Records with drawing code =

^^^^^^^^

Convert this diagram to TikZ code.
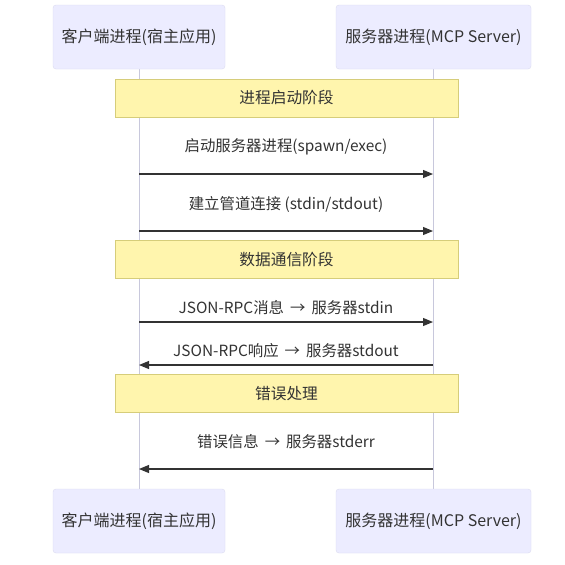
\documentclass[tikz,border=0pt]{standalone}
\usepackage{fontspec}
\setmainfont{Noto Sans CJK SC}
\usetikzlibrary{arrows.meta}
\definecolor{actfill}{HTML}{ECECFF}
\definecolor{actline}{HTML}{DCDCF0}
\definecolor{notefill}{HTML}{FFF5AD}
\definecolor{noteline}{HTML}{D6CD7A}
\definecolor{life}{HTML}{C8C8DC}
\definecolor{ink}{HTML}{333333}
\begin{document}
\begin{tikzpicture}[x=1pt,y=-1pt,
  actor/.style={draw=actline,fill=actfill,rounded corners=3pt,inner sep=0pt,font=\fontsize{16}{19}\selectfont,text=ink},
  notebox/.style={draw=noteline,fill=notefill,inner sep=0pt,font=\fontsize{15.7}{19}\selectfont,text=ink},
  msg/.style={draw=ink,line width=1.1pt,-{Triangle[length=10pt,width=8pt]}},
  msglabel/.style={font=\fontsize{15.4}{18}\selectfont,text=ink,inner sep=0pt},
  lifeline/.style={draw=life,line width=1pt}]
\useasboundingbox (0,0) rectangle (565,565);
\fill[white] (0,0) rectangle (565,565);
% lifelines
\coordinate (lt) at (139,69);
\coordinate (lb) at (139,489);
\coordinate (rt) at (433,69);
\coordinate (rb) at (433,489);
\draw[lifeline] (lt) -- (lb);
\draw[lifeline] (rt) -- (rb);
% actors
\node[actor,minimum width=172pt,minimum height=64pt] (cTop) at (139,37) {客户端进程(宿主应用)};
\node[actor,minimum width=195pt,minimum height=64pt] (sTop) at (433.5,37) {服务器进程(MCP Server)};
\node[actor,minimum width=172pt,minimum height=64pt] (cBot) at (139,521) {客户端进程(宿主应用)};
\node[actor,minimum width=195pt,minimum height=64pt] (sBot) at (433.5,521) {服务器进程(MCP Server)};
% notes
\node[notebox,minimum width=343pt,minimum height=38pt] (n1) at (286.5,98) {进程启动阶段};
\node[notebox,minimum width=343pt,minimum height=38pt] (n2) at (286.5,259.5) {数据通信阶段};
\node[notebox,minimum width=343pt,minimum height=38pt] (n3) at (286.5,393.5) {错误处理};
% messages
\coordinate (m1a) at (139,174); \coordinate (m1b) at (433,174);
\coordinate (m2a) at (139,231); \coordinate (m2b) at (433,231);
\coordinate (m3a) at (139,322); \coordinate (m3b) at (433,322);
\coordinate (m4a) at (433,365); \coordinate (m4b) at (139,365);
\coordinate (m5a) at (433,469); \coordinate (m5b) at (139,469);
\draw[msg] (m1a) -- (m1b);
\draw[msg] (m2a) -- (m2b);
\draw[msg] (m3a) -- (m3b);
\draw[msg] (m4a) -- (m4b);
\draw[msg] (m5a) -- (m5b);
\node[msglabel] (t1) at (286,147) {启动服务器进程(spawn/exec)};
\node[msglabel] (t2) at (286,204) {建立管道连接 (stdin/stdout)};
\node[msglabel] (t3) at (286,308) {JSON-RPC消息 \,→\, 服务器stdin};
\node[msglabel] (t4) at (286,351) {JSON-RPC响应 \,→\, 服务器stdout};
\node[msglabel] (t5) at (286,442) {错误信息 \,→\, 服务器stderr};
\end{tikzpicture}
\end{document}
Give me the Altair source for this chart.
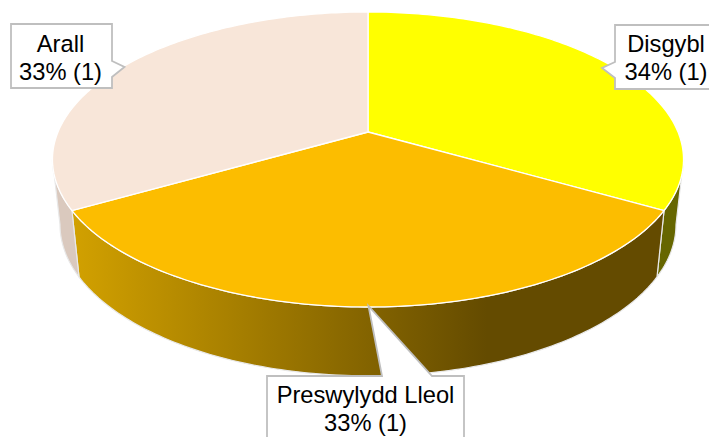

^^^^^^^^

STATED PROBLEM = Repeat each entry exactly. Pictures do not belong in the copy.

THE SOLUTION =
Convert this diagram to TikZ code.
\documentclass[tikz,border=0pt]{standalone}
\usepackage{fontspec}
\setmainfont{Noto Sans CJK SC}
\usetikzlibrary{arrows.meta}
\definecolor{actfill}{HTML}{ECECFF}
\definecolor{actline}{HTML}{DCDCF0}
\definecolor{notefill}{HTML}{FFF5AD}
\definecolor{noteline}{HTML}{D6CD7A}
\definecolor{life}{HTML}{C8C8DC}
\definecolor{ink}{HTML}{333333}
\begin{document}
\begin{tikzpicture}[x=1pt,y=-1pt,
  actor/.style={draw=actline,fill=actfill,rounded corners=3pt,inner sep=0pt,font=\fontsize{16}{19}\selectfont,text=ink},
  notebox/.style={draw=noteline,fill=notefill,inner sep=0pt,font=\fontsize{15.7}{19}\selectfont,text=ink},
  msg/.style={draw=ink,line width=1.1pt,-{Triangle[length=10pt,width=8pt]}},
  msglabel/.style={font=\fontsize{15.4}{18}\selectfont,text=ink,inner sep=0pt},
  lifeline/.style={draw=life,line width=1pt}]
\useasboundingbox (0,0) rectangle (565,565);
\fill[white] (0,0) rectangle (565,565);
% lifelines
\coordinate (lt) at (139,69);
\coordinate (lb) at (139,489);
\coordinate (rt) at (433,69);
\coordinate (rb) at (433,489);
\draw[lifeline] (lt) -- (lb);
\draw[lifeline] (rt) -- (rb);
% actors
\node[actor,minimum width=172pt,minimum height=64pt] (cTop) at (139,37) {客户端进程(宿主应用)};
\node[actor,minimum width=195pt,minimum height=64pt] (sTop) at (433.5,37) {服务器进程(MCP Server)};
\node[actor,minimum width=172pt,minimum height=64pt] (cBot) at (139,521) {客户端进程(宿主应用)};
\node[actor,minimum width=195pt,minimum height=64pt] (sBot) at (433.5,521) {服务器进程(MCP Server)};
% notes
\node[notebox,minimum width=343pt,minimum height=38pt] (n1) at (286.5,98) {进程启动阶段};
\node[notebox,minimum width=343pt,minimum height=38pt] (n2) at (286.5,259.5) {数据通信阶段};
\node[notebox,minimum width=343pt,minimum height=38pt] (n3) at (286.5,393.5) {错误处理};
% messages
\coordinate (m1a) at (139,174); \coordinate (m1b) at (433,174);
\coordinate (m2a) at (139,231); \coordinate (m2b) at (433,231);
\coordinate (m3a) at (139,322); \coordinate (m3b) at (433,322);
\coordinate (m4a) at (433,365); \coordinate (m4b) at (139,365);
\coordinate (m5a) at (433,469); \coordinate (m5b) at (139,469);
\draw[msg] (m1a) -- (m1b);
\draw[msg] (m2a) -- (m2b);
\draw[msg] (m3a) -- (m3b);
\draw[msg] (m4a) -- (m4b);
\draw[msg] (m5a) -- (m5b);
\node[msglabel] (t1) at (286,147) {启动服务器进程(spawn/exec)};
\node[msglabel] (t2) at (286,204) {建立管道连接 (stdin/stdout)};
\node[msglabel] (t3) at (286,308) {JSON-RPC消息 \,→\, 服务器stdin};
\node[msglabel] (t4) at (286,351) {JSON-RPC响应 \,→\, 服务器stdout};
\node[msglabel] (t5) at (286,442) {错误信息 \,→\, 服务器stderr};
\end{tikzpicture}
\end{document}
Give me the Altair source for this chart.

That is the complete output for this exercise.